Do not include the pictures; repeat the rest of the data exactly.

## Begin Data block

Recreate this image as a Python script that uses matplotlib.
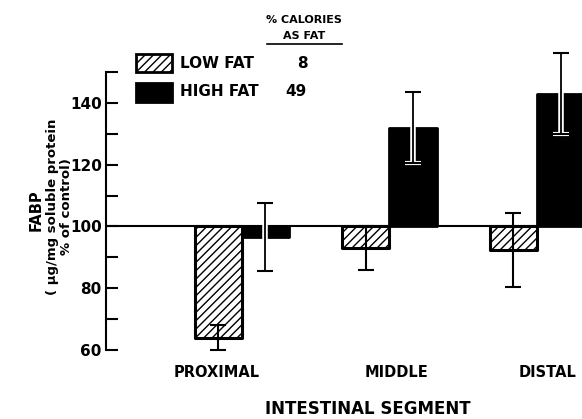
import matplotlib
matplotlib.use("Agg")
import matplotlib.pyplot as plt
import matplotlib.transforms as mtransforms
from matplotlib.patches import Rectangle
from matplotlib.lines import Line2D
import numpy as np

# ---- data ----
segments = ["PROXIMAL", "MIDDLE", "DISTAL"]
low_fat = [64, 93, 92.5]
low_fat_err = [4, 7, 12]
high_fat = [96.5, 132, 143]
high_fat_err = [11, 11.5, 13]
diet_labels = ["LOW FAT", "HIGH FAT"]
diet_pct = ["8", "49"]
yticks_major = [60, 80, 100, 120, 140]
baseline = 100

plt.rcParams['hatch.linewidth'] = 1.0
plt.rcParams['font.family'] = ['DejaVu Sans']

W, H = 582, 419
fig = plt.figure(figsize=(W / 100, H / 100), dpi=100)
ax = fig.add_axes([106 / W, (H - 350) / H, 1 - 106 / W, (350 - 72) / H])

x = np.arange(len(segments))
bw = 0.32
xl = x - bw / 2
xh = x + bw / 2

low_h = [v - baseline for v in low_fat]
high_h = [v - baseline for v in high_fat]

ax.bar(xl, low_h, width=bw, bottom=baseline, facecolor='white', edgecolor='black',
       hatch='////', linewidth=2.2, joinstyle='round', zorder=2)
ax.bar(xh, high_h, width=bw, bottom=baseline, facecolor='black', edgecolor='black',
       linewidth=2.0, joinstyle='round', zorder=2)

ax.axhline(baseline, color='black', lw=1.5, zorder=1)

# error bars
eb1 = ax.errorbar(xl, low_fat, yerr=low_fat_err, fmt='none', ecolor='black',
                  elinewidth=1.5, capsize=6, capthick=1.5, zorder=3)
eb2 = ax.errorbar(xh, high_fat, yerr=high_fat_err, fmt='none', ecolor='white',
                  elinewidth=4, capsize=6, capthick=3, zorder=3)
eb3 = ax.errorbar(xh, high_fat, yerr=high_fat_err, fmt='none', ecolor='black',
                  elinewidth=1.3, capsize=6, capthick=1.5, zorder=4)
for eb in (eb1, eb2, eb3):
    for art in eb.lines[1] + eb.lines[2]:
        art.set_clip_on(False)

ax.set_xlim(-0.92, 2.305)
ax.set_ylim(60, 150)

for s in ['top', 'right', 'bottom']:
    ax.spines[s].set_visible(False)
ax.spines['left'].set_linewidth(1.5)

ax.set_yticks(yticks_major)
ax.set_yticks(np.arange(70, 151, 20), minor=True)
ax.tick_params(axis='y', which='both', direction='in', length=8.5, width=1.5,
               labelsize=11, pad=3)
for lab in ax.get_yticklabels():
    lab.set_fontweight('bold')
ax.set_xticks([])

# category labels
label_offsets = [-0.17, 0.05, 0.07]
trans = mtransforms.blended_transform_factory(ax.transData, fig.transFigure)
for xi, name, off in zip(x, segments, label_offsets):
    ax.text(xi + off, 1 - 372 / H, name, transform=trans, ha='center', va='center',
            fontsize=10.5, fontweight='bold')

fig.text(368 / W, 1 - 409 / H, "INTESTINAL SEGMENT", ha='center', va='center',
         fontsize=12, fontweight='bold')

# y label (three rotated lines, positioned by baseline)
ylab_lines = ["FABP", "( µg/mg soluble protein", "% of control)"]
ylab_base_x = [41, 56, 70]
ylab_center_y = [210, 207, 207]
ylab_sizes = [10.5, 9.5, 9.5]
for txt, bx, cy, fs in zip(ylab_lines, ylab_base_x, ylab_center_y, ylab_sizes):
    fig.text(bx / W, 1 - cy / H, txt, rotation=90, rotation_mode='anchor',
             ha='center', va='baseline', fontsize=fs, fontweight='bold')

# legend
fig.add_artist(Rectangle((136 / W, 1 - 72 / H), 36 / W, 18 / H, transform=fig.transFigure,
                         facecolor='white', edgecolor='black', hatch='////', linewidth=2.0))
fig.add_artist(Rectangle((136 / W, 1 - 102 / H), 36 / W, 19 / H, transform=fig.transFigure,
                         facecolor='black', edgecolor='black', linewidth=2.0))
for lab, pct, yc, xc in zip(diet_labels, diet_pct, [63, 92], [302, 296]):
    fig.text(180 / W, 1 - yc / H, lab, ha='left', va='center', fontsize=11, fontweight='bold')
    fig.text(xc / W, 1 - yc / H, pct, ha='center', va='center', fontsize=11, fontweight='bold')

fig.text(304 / W, 1 - 20 / H, "% CALORIES", ha='center', va='center', fontsize=8, fontweight='bold')
fig.text(304 / W, 1 - 36 / H, "AS FAT", ha='center', va='center', fontsize=8, fontweight='bold')
fig.add_artist(Line2D([267 / W, 342 / W], [1 - 44 / H, 1 - 44 / H], transform=fig.transFigure,
                      color='black', lw=1.2))

fig.savefig("out.png", dpi=100)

## End Data block

→ **Task result**:
Recreate this image as a Python script that uses matplotlib.
import matplotlib
matplotlib.use("Agg")
import matplotlib.pyplot as plt
import matplotlib.transforms as mtransforms
from matplotlib.patches import Rectangle
from matplotlib.lines import Line2D
import numpy as np

# ---- data ----
segments = ["PROXIMAL", "MIDDLE", "DISTAL"]
low_fat = [64, 93, 92.5]
low_fat_err = [4, 7, 12]
high_fat = [96.5, 132, 143]
high_fat_err = [11, 11.5, 13]
diet_labels = ["LOW FAT", "HIGH FAT"]
diet_pct = ["8", "49"]
yticks_major = [60, 80, 100, 120, 140]
baseline = 100

plt.rcParams['hatch.linewidth'] = 1.0
plt.rcParams['font.family'] = ['DejaVu Sans']

W, H = 582, 419
fig = plt.figure(figsize=(W / 100, H / 100), dpi=100)
ax = fig.add_axes([106 / W, (H - 350) / H, 1 - 106 / W, (350 - 72) / H])

x = np.arange(len(segments))
bw = 0.32
xl = x - bw / 2
xh = x + bw / 2

low_h = [v - baseline for v in low_fat]
high_h = [v - baseline for v in high_fat]

ax.bar(xl, low_h, width=bw, bottom=baseline, facecolor='white', edgecolor='black',
       hatch='////', linewidth=2.2, joinstyle='round', zorder=2)
ax.bar(xh, high_h, width=bw, bottom=baseline, facecolor='black', edgecolor='black',
       linewidth=2.0, joinstyle='round', zorder=2)

ax.axhline(baseline, color='black', lw=1.5, zorder=1)

# error bars
eb1 = ax.errorbar(xl, low_fat, yerr=low_fat_err, fmt='none', ecolor='black',
                  elinewidth=1.5, capsize=6, capthick=1.5, zorder=3)
eb2 = ax.errorbar(xh, high_fat, yerr=high_fat_err, fmt='none', ecolor='white',
                  elinewidth=4, capsize=6, capthick=3, zorder=3)
eb3 = ax.errorbar(xh, high_fat, yerr=high_fat_err, fmt='none', ecolor='black',
                  elinewidth=1.3, capsize=6, capthick=1.5, zorder=4)
for eb in (eb1, eb2, eb3):
    for art in eb.lines[1] + eb.lines[2]:
        art.set_clip_on(False)

ax.set_xlim(-0.92, 2.305)
ax.set_ylim(60, 150)

for s in ['top', 'right', 'bottom']:
    ax.spines[s].set_visible(False)
ax.spines['left'].set_linewidth(1.5)

ax.set_yticks(yticks_major)
ax.set_yticks(np.arange(70, 151, 20), minor=True)
ax.tick_params(axis='y', which='both', direction='in', length=8.5, width=1.5,
               labelsize=11, pad=3)
for lab in ax.get_yticklabels():
    lab.set_fontweight('bold')
ax.set_xticks([])

# category labels
label_offsets = [-0.17, 0.05, 0.07]
trans = mtransforms.blended_transform_factory(ax.transData, fig.transFigure)
for xi, name, off in zip(x, segments, label_offsets):
    ax.text(xi + off, 1 - 372 / H, name, transform=trans, ha='center', va='center',
            fontsize=10.5, fontweight='bold')

fig.text(368 / W, 1 - 409 / H, "INTESTINAL SEGMENT", ha='center', va='center',
         fontsize=12, fontweight='bold')

# y label (three rotated lines, positioned by baseline)
ylab_lines = ["FABP", "( µg/mg soluble protein", "% of control)"]
ylab_base_x = [41, 56, 70]
ylab_center_y = [210, 207, 207]
ylab_sizes = [10.5, 9.5, 9.5]
for txt, bx, cy, fs in zip(ylab_lines, ylab_base_x, ylab_center_y, ylab_sizes):
    fig.text(bx / W, 1 - cy / H, txt, rotation=90, rotation_mode='anchor',
             ha='center', va='baseline', fontsize=fs, fontweight='bold')

# legend
fig.add_artist(Rectangle((136 / W, 1 - 72 / H), 36 / W, 18 / H, transform=fig.transFigure,
                         facecolor='white', edgecolor='black', hatch='////', linewidth=2.0))
fig.add_artist(Rectangle((136 / W, 1 - 102 / H), 36 / W, 19 / H, transform=fig.transFigure,
                         facecolor='black', edgecolor='black', linewidth=2.0))
for lab, pct, yc, xc in zip(diet_labels, diet_pct, [63, 92], [302, 296]):
    fig.text(180 / W, 1 - yc / H, lab, ha='left', va='center', fontsize=11, fontweight='bold')
    fig.text(xc / W, 1 - yc / H, pct, ha='center', va='center', fontsize=11, fontweight='bold')

fig.text(304 / W, 1 - 20 / H, "% CALORIES", ha='center', va='center', fontsize=8, fontweight='bold')
fig.text(304 / W, 1 - 36 / H, "AS FAT", ha='center', va='center', fontsize=8, fontweight='bold')
fig.add_artist(Line2D([267 / W, 342 / W], [1 - 44 / H, 1 - 44 / H], transform=fig.transFigure,
                      color='black', lw=1.2))

fig.savefig("out.png", dpi=100)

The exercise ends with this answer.